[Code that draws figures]

□ □ □ □

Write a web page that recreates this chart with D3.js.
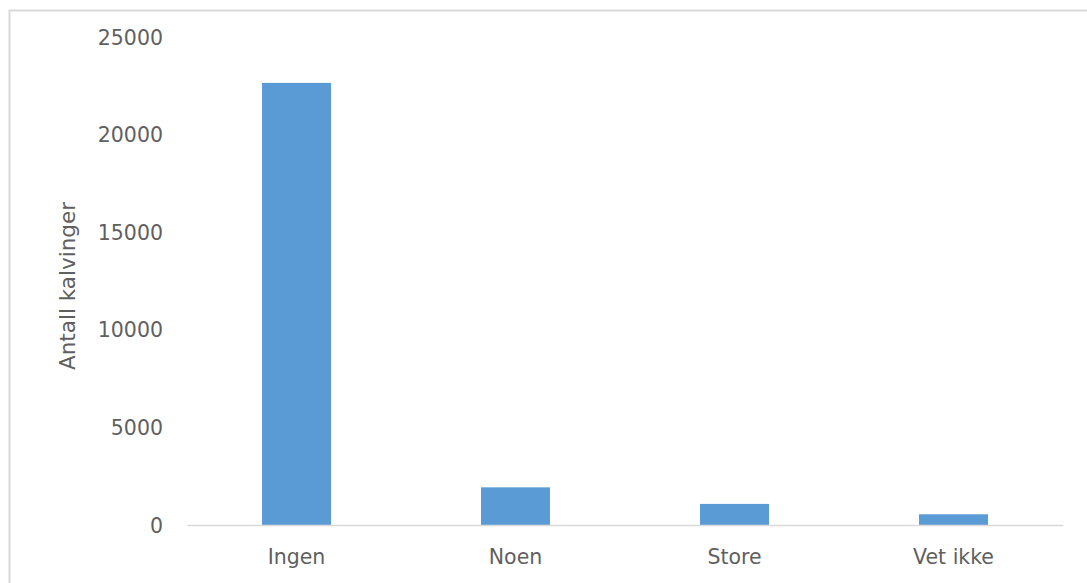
<!DOCTYPE html>
<html>
<head>
<meta charset="utf-8">
<script src="https://cdn.jsdelivr.net/npm/d3@7"></script>
<style>
  html, body { margin: 0; padding: 0; background: #fff; }
  svg { display: block; }
  text { font-family: "DejaVu Sans", "Liberation Sans", sans-serif; fill: #5f5f5f; }
</style>
</head>
<body>
<svg id="chart" width="1087" height="583"></svg>
<script>
// Calving difficulty categories and number of calvings
const categories = ["Ingen", "Noen", "Store", "Vet ikke"];
const values = [22650, 1930, 1080, 550];
const yTicks = [0, 5000, 10000, 15000, 20000, 25000];
const yTitle = "Antall kalvinger";

const W = 1087, H = 583;
const plot = { left: 187, right: 1063, top: 37, bottom: 525 };

const svg = d3.select("#chart");

// outer chart frame
svg.append("rect")
  .attr("x", 9.5).attr("y", 10.5)
  .attr("width", W + 20).attr("height", H + 20)
  .attr("fill", "none")
  .attr("stroke", "#d9d9d9")
  .attr("stroke-width", 2);

const x = d3.scaleBand()
  .domain(categories)
  .range([plot.left, plot.right])
  .paddingInner(0.685)
  .paddingOuter(0.3425);

const y = d3.scaleLinear()
  .domain([0, 25000])
  .range([plot.bottom, plot.top]);

// bars
svg.append("g")
  .selectAll("rect")
  .data(values)
  .join("rect")
  .attr("x", (d, i) => x(categories[i]))
  .attr("y", d => y(d))
  .attr("width", x.bandwidth())
  .attr("height", d => y(0) - y(d))
  .attr("fill", "#5b9bd5");

// y axis: labels only
const yAxis = svg.append("g")
  .attr("transform", `translate(${plot.left},0)`)
  .call(d3.axisLeft(y).tickValues(yTicks).tickFormat(d3.format("d")).tickSize(0).tickPadding(24));
yAxis.select(".domain").remove();
yAxis.selectAll("text")
  .style("font-size", "20.5px")
  .attr("dy", "0.35em");

// x axis: baseline and category labels
const xAxis = svg.append("g")
  .attr("transform", `translate(0,${plot.bottom})`)
  .call(d3.axisBottom(x).tickSize(0).tickPadding(24));
xAxis.select(".domain")
  .attr("stroke", "#d9d9d9")
  .attr("stroke-width", 1.5);
xAxis.selectAll("text")
  .style("font-size", "20.5px");

// y-axis title
svg.append("text")
  .attr("transform", "translate(75,286) rotate(-90)")
  .attr("text-anchor", "middle")
  .style("font-size", "21.5px")
  .text(yTitle);
</script>
</body>
</html>
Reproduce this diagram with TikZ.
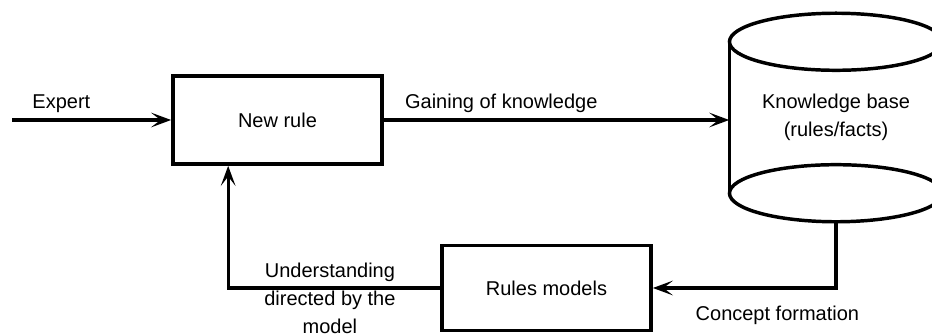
\documentclass[tikz,border=0pt]{standalone}
\usepackage{fontspec}
\setmainfont{Liberation Sans}
\usepackage{tikz}
\usetikzlibrary{arrows.meta}
\tikzset{rbox/.style={draw, line width=2.8pt, minimum width=156.75pt, align=center, inner sep=4pt}, kbbody/.style={minimum width=159.75pt, minimum height=156pt, inner sep=0pt, align=center}, cylline/.style={line width=2.6pt}, flow/.style={-{Stealth[length=15pt, width=11pt, inset=7pt]}, line width=2.5pt}, lbl/.style={inner sep=0pt, align=center}}
\begin{document}
\begin{tikzpicture}[x=0.75pt, y=-0.75pt, every node/.style={font=\fontsize{15}{21}\selectfont}]
\useasboundingbox (0,0) rectangle (932,334);
\node[rbox, minimum height=66pt] (newrule) at (277.5,120) {New rule};
\node[rbox, minimum height=63.75pt] (rmodels) at (546.5,288) {Rules models};
\node[kbbody] (kbase) at (836,117.5) {Knowledge base\\(rules/facts)};
% cylinder round the knowledge base
\draw[cylline] ([yshift=-21.4pt]kbase.north) ellipse [x radius=79.9pt, y radius=21.4pt];
\draw[cylline] ([yshift=21.4pt]kbase.south) ellipse [x radius=79.9pt, y radius=21.4pt];
\draw[cylline] ([yshift=-21.4pt]kbase.north west) -- ([yshift=21.4pt]kbase.south west);
\draw[cylline] ([yshift=-21.4pt]kbase.north east) -- ([yshift=21.4pt]kbase.south east);
\coordinate (expert) at (12,120);
\draw[flow] (expert) -- node[lbl, pos=0.31, above=4.5pt] {Expert} (newrule.west);
\draw[flow] (newrule.east) -- node[lbl, pos=0.34, above=4.5pt] {Gaining of knowledge} (newrule.east -| kbase.west);
\draw[flow] (kbase.south) |- node[lbl, pos=0.66, below=12pt] {Concept formation} (rmodels.east);
\draw[flow] (rmodels.west) -| node[lbl, pos=0.26, yshift=-8pt] {Understanding\\directed by the\\model} ([xshift=-37pt]newrule.south);
\end{tikzpicture}
\end{document}
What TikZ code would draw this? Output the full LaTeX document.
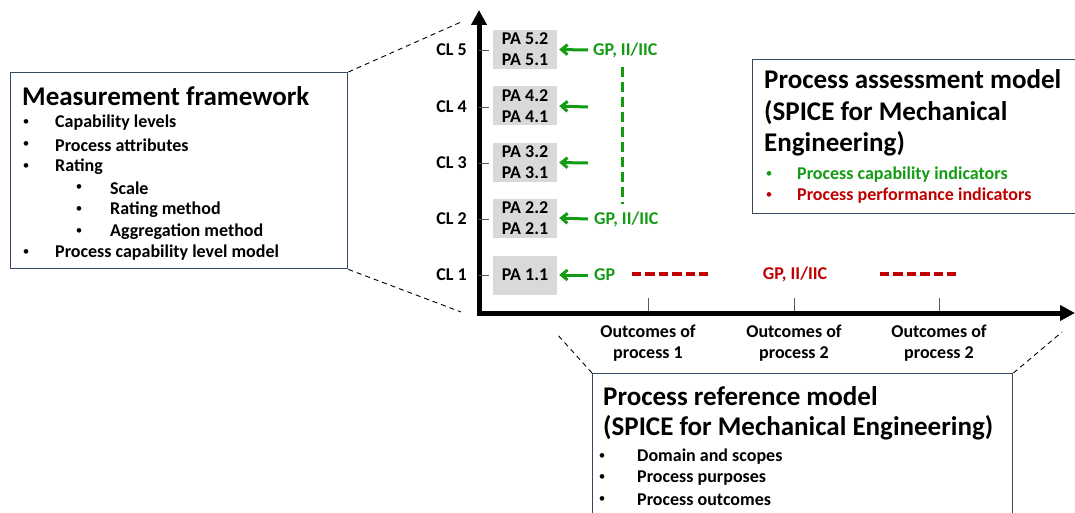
\documentclass[tikz,border=0pt]{standalone}
\usepackage{fontspec}
\setmainfont{Carlito}
\usetikzlibrary{positioning,arrows.meta}
\definecolor{gpgreen}{RGB}{20,155,20}
\definecolor{gpred}{RGB}{192,0,0}
\definecolor{boxblue}{RGB}{52,72,100}
\definecolor{pagray}{RGB}{217,217,217}

\tikzset{
  frame/.style={draw=boxblue, line width=1.4pt, anchor=north west},
  head/.style={font=\fontsize{27}{31.5}\selectfont\bfseries, anchor=west, inner sep=0, align=left},
  item/.style={font=\fontsize{18}{21}\selectfont\bfseries, anchor=west, inner sep=0},
  dot/.style={font=\fontsize{13}{13}\selectfont, anchor=center, inner sep=0},
  pabox/.style={fill=pagray, minimum width=64pt, minimum height=39pt, inner sep=0, align=center,
    font=\fontsize{18}{21}\selectfont\bfseries},
  lbl/.style={font=\fontsize{18}{21}\selectfont\bfseries, inner sep=0, align=center},
  garrow/.style={draw=gpgreen, line width=3pt, -{Straight Barb[length=6pt,width=10pt]}},
  zoomline/.style={dash pattern=on 5pt off 4pt, line width=0.9pt},
}

\begin{document}
\begin{tikzpicture}[x=1pt,y=-1pt]
	\useasboundingbox (0,0) rectangle (1075,513);
	% axes
	\coordinate (top) at (479,10);
	\coordinate (o) at (479,313);
	\coordinate (right) at (1075,313);
	\draw[line width=5pt, {Triangle[length=15pt,width=15pt]}-{Triangle[length=15pt,width=15pt]}] (top) -- (o) -- (right);

	% capability levels
	\foreach \n/\y in {5/50,4/107,3/163,2/219,1/275} {
		\coordinate (t\n) at (479,\y);
		\draw[gray!70!black, line width=0.8pt] (t\n) -- ++(10,0);
		\node[lbl, left=12pt of t\n] (cl\n) {CL \n};
		\coordinate (s\n) at (588,\y);
	}
	\node[pabox] (pa5) at (525,49.5) {PA 5.2\\PA 5.1};
	\node[pabox] (pa4) at (525,106) {PA 4.2\\PA 4.1};
	\node[pabox] (pa3) at (525,162.5) {PA 3.2\\PA 3.1};
	\node[pabox] (pa2) at (525,218) {PA 2.2\\PA 2.1};
	\node[pabox] (pa1) at (525,275) {PA 1.1};
	\foreach \n in {1,...,5}
		\draw[garrow, shorten >=2pt] (s\n) -- (pa\n.east);
	\node[lbl, gpgreen, right=5pt of s5] (gp5) {GP, II/IIC};
	\node[lbl, gpgreen, right=6pt of s2] (gp2) {GP, II/IIC};
	\node[lbl, gpgreen, right=6pt of s1] (gp1) {GP};
	\draw[gpgreen, line width=3pt, dash pattern=on 10pt off 5pt, shorten <=9pt, shorten >=7pt] ([xshift=-3pt]gp5.south) -- ([xshift=-3pt]gp5.south |- gp2.north);

	% process performance
	\node[lbl, gpred] (gpr) at (795,274) {GP, II/IIC};
	\coordinate (r1) at (632,274);
	\coordinate (r2) at (709,274);
	\coordinate (r3) at (880,274);
	\coordinate (r4) at (958,274);
	\draw[gpred, line width=3.5pt, dash pattern=on 9.4pt off 4pt] (r1) -- (r2) (r3) -- (r4);

	% outcomes
	\foreach \x/\k/\p in {648/o1/1,794/o2/2,939/o3/2} {
		\coordinate (\k) at (\x,311);
		\draw[gray!70!black, line width=0.8pt] (\k) -- ++(0,-13);
		\node[lbl, below=14pt of \k] {Outcomes of\\process \p};
	}

	% measurement framework
	\node[frame, minimum width=337pt, minimum height=196pt] (mf) at (10,72) {};
	\node[head] (mfh) at (22,96) {Measurement framework};
	\foreach \y/\t in {123/Capability levels,145/Process attributes,167/Rating,253/Process capability level model} {
		\node[dot] at (26,\y) {\textbullet};
		\node[item] at (55,\y) {\t};
	}
	\foreach \y/\t in {188/Scale,210/Rating method,232/Aggregation method} {
		\node[dot] at (79,\y) {\textbullet};
		\node[item] at (110,\y) {\t};
	}
	\coordinate (zt) at (461,22);
	\coordinate (zb) at (461,312);
	\draw[zoomline] (mf.north east) -- (zt);
	\draw[zoomline] (mf.south east) -- (zb);

	% process assessment model
	\node[frame, minimum width=340pt, minimum height=154pt] (pam) at (752,59) {};
	\node[head] at (764,113) {Process assessment model\\(SPICE for Mechanical\\Engineering)};
	\node[dot, gpgreen] at (769,175) {\textbullet};
	\node[item, gpgreen] at (797,175) {Process capability indicators};
	\node[dot, gpred] at (769,196) {\textbullet};
	\node[item, gpred] at (797,196) {Process performance indicators};

	% process reference model
	\node[frame, minimum width=420pt, minimum height=160pt] (prm) at (592,373) {};
	\node[head, font=\fontsize{27}{30}\selectfont\bfseries] at (603,413) {Process reference model\\(SPICE for Mechanical Engineering)};
	\foreach \y/\t in {457/Domain and scopes,478/Process purposes,500/Process outcomes} {
		\node[dot] at (602,\y) {\textbullet};
		\node[item] at (637,\y) {\t};
	}
	\coordinate (zl) at (556,333);
	\coordinate (zr) at (1062,332);
	\draw[zoomline] (prm.north west) -- (zl);
	\draw[zoomline] (prm.north east) -- (zr);
\end{tikzpicture}
\end{document}
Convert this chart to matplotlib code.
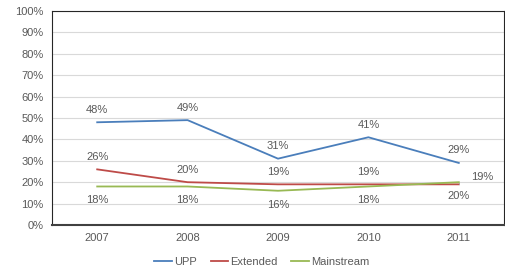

□ □ □ □

TASK OBJECTIVE
Only the lines from the start of the records to the line with "37, bottom: 525" belong in the copy. Print them exactly, minus pictures.

RESPONSE FOR THIS EXERCISE
Write a web page that recreates this chart with D3.js.
<!DOCTYPE html>
<html>
<head>
<meta charset="utf-8">
<script src="https://cdn.jsdelivr.net/npm/d3@7"></script>
<style>
  html, body { margin: 0; padding: 0; background: #fff; }
  svg { display: block; }
  text { font-family: "DejaVu Sans", "Liberation Sans", sans-serif; fill: #5f5f5f; }
</style>
</head>
<body>
<svg id="chart" width="1087" height="583"></svg>
<script>
// Calving difficulty categories and number of calvings
const categories = ["Ingen", "Noen", "Store", "Vet ikke"];
const values = [22650, 1930, 1080, 550];
const yTicks = [0, 5000, 10000, 15000, 20000, 25000];
const yTitle = "Antall kalvinger";

const W = 1087, H = 583;
const plot = { left: 187, right: 1063, top: 37, bottom: 525 };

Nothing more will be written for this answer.